Recorded information:
........

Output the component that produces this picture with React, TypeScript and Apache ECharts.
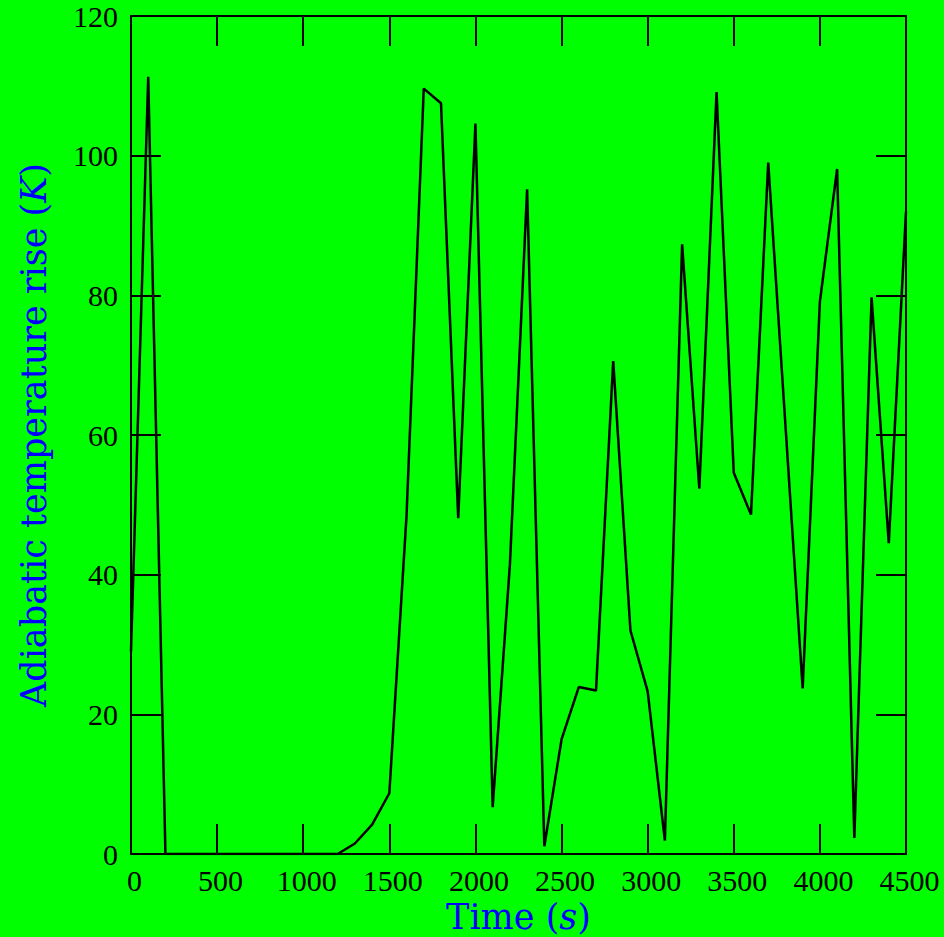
import React, { useEffect, useRef } from "react";
import * as echarts from "echarts";

const times = [0, 100, 200, 300, 400, 500, 600, 700, 800, 900, 1000, 1100, 1200, 1300, 1400, 1500, 1600, 1700, 1800, 1900, 2000, 2100, 2200, 2300, 2400, 2500, 2600, 2700, 2800, 2900, 3000, 3100, 3200, 3300, 3400, 3500, 3600, 3700, 3800, 3900, 4000, 4100, 4200, 4300, 4400, 4500];
const riseK = [29, 111.3, 0, 0, 0, 0, 0, 0, 0, 0, 0, 0, 0, 1.5, 4.2, 8.7, 48.5, 109.6, 107.5, 48.1, 104.6, 6.7, 41.4, 95.2, 1.1, 16.4, 23.9, 23.4, 70.6, 32.0, 23.3, 1.9, 87.3, 52.3, 109.1, 54.6, 48.6, 99.0, 61.4, 23.7, 79.1, 98.1, 2.3, 79.7, 44.5, 92.0];

const xName = "Time";
const xUnit = "s";
const yName = "Adiabatic temperature rise";
const yUnit = "K";

const FONT = "'Liberation Serif', 'DejaVu Serif', serif";
const NAME_FONT = "'DejaVu Serif', serif";

export default function App() {
  const ref = useRef<HTMLDivElement>(null);
  useEffect(() => {
    if (!ref.current) return;
    const chart = echarts.init(ref.current, null, { renderer: "svg" });
    const axisLine = { show: true, onZero: false, lineStyle: { color: "#000", width: 2 } };
    const axisTick = { show: true, inside: true, length: 30, lineStyle: { color: "#000", width: 2 } };
    const label = { color: "#000", fontSize: 30, fontFamily: FONT, formatter: (v: number) => String(v) };
    const nameRich = {
      n: { color: "#0000ff", fontSize: 35, fontFamily: NAME_FONT },
      i: { color: "#0000ff", fontSize: 35, fontFamily: NAME_FONT, fontStyle: "italic" as const },
    };
    chart.setOption({
      animation: false,
      backgroundColor: "#00ff00",
      grid: { left: 131, right: 38, top: 16, bottom: 83, containLabel: false, outerBoundsMode: "none" },
      xAxis: [
        {
          type: "value", min: 0, max: 4500, interval: 500, position: "bottom",
          axisLine, axisTick, splitLine: { show: false },
          axisLabel: { ...label, margin: 11, padding: [0, 0, 0, 7] },
          name: `{n|${xName} (}{i|${xUnit}}{n|)}`,
          nameLocation: "middle", nameGap: 44,
          nameTextStyle: { rich: nameRich },
        },
        {
          type: "value", min: 0, max: 4500, interval: 500, position: "top",
          axisLine, axisTick, splitLine: { show: false }, axisLabel: { show: false },
        },
      ],
      yAxis: [
        {
          type: "value", min: 0, max: 120, interval: 20, position: "left",
          axisLine, axisTick, splitLine: { show: false },
          axisLabel: { ...label, margin: 13 },
          name: `{n|${yName} (}{i|${yUnit}}{n|)}`,
          nameLocation: "middle", nameGap: 80, nameRotate: 90,
          nameTextStyle: { rich: nameRich },
        },
        {
          type: "value", min: 0, max: 120, interval: 20, position: "right",
          axisLine, axisTick, splitLine: { show: false }, axisLabel: { show: false },
        },
      ],
      series: [
        {
          type: "line",
          data: times.map((t, i) => [t, riseK[i]]),
          showSymbol: false,
          symbol: "none",
          lineStyle: { color: "#000", width: 2.5 },
          xAxisIndex: 0, yAxisIndex: 0,
        },
      ],
    });
    return () => chart.dispose();
  }, []);
  return <div ref={ref} style={{ position: "fixed", left: 0, top: 0, width: 944, height: 937 }} />;
}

........

Your objective:
Reproduce the listing exactly. Leave its pictures out.

Result of the task:
Output the component that produces this picture with React, TypeScript and Apache ECharts.
import React, { useEffect, useRef } from "react";
import * as echarts from "echarts";

const times = [0, 100, 200, 300, 400, 500, 600, 700, 800, 900, 1000, 1100, 1200, 1300, 1400, 1500, 1600, 1700, 1800, 1900, 2000, 2100, 2200, 2300, 2400, 2500, 2600, 2700, 2800, 2900, 3000, 3100, 3200, 3300, 3400, 3500, 3600, 3700, 3800, 3900, 4000, 4100, 4200, 4300, 4400, 4500];
const riseK = [29, 111.3, 0, 0, 0, 0, 0, 0, 0, 0, 0, 0, 0, 1.5, 4.2, 8.7, 48.5, 109.6, 107.5, 48.1, 104.6, 6.7, 41.4, 95.2, 1.1, 16.4, 23.9, 23.4, 70.6, 32.0, 23.3, 1.9, 87.3, 52.3, 109.1, 54.6, 48.6, 99.0, 61.4, 23.7, 79.1, 98.1, 2.3, 79.7, 44.5, 92.0];

const xName = "Time";
const xUnit = "s";
const yName = "Adiabatic temperature rise";
const yUnit = "K";

const FONT = "'Liberation Serif', 'DejaVu Serif', serif";
const NAME_FONT = "'DejaVu Serif', serif";

export default function App() {
  const ref = useRef<HTMLDivElement>(null);
  useEffect(() => {
    if (!ref.current) return;
    const chart = echarts.init(ref.current, null, { renderer: "svg" });
    const axisLine = { show: true, onZero: false, lineStyle: { color: "#000", width: 2 } };
    const axisTick = { show: true, inside: true, length: 30, lineStyle: { color: "#000", width: 2 } };
    const label = { color: "#000", fontSize: 30, fontFamily: FONT, formatter: (v: number) => String(v) };
    const nameRich = {
      n: { color: "#0000ff", fontSize: 35, fontFamily: NAME_FONT },
      i: { color: "#0000ff", fontSize: 35, fontFamily: NAME_FONT, fontStyle: "italic" as const },
    };
    chart.setOption({
      animation: false,
      backgroundColor: "#00ff00",
      grid: { left: 131, right: 38, top: 16, bottom: 83, containLabel: false, outerBoundsMode: "none" },
      xAxis: [
        {
          type: "value", min: 0, max: 4500, interval: 500, position: "bottom",
          axisLine, axisTick, splitLine: { show: false },
          axisLabel: { ...label, margin: 11, padding: [0, 0, 0, 7] },
          name: `{n|${xName} (}{i|${xUnit}}{n|)}`,
          nameLocation: "middle", nameGap: 44,
          nameTextStyle: { rich: nameRich },
        },
        {
          type: "value", min: 0, max: 4500, interval: 500, position: "top",
          axisLine, axisTick, splitLine: { show: false }, axisLabel: { show: false },
        },
      ],
      yAxis: [
        {
          type: "value", min: 0, max: 120, interval: 20, position: "left",
          axisLine, axisTick, splitLine: { show: false },
          axisLabel: { ...label, margin: 13 },
          name: `{n|${yName} (}{i|${yUnit}}{n|)}`,
          nameLocation: "middle", nameGap: 80, nameRotate: 90,
          nameTextStyle: { rich: nameRich },
        },
        {
          type: "value", min: 0, max: 120, interval: 20, position: "right",
          axisLine, axisTick, splitLine: { show: false }, axisLabel: { show: false },
        },
      ],
      series: [
        {
          type: "line",
          data: times.map((t, i) => [t, riseK[i]]),
          showSymbol: false,
          symbol: "none",
          lineStyle: { color: "#000", width: 2.5 },
          xAxisIndex: 0, yAxisIndex: 0,
        },
      ],
    });
    return () => chart.dispose();
  }, []);
  return <div ref={ref} style={{ position: "fixed", left: 0, top: 0, width: 944, height: 937 }} />;
}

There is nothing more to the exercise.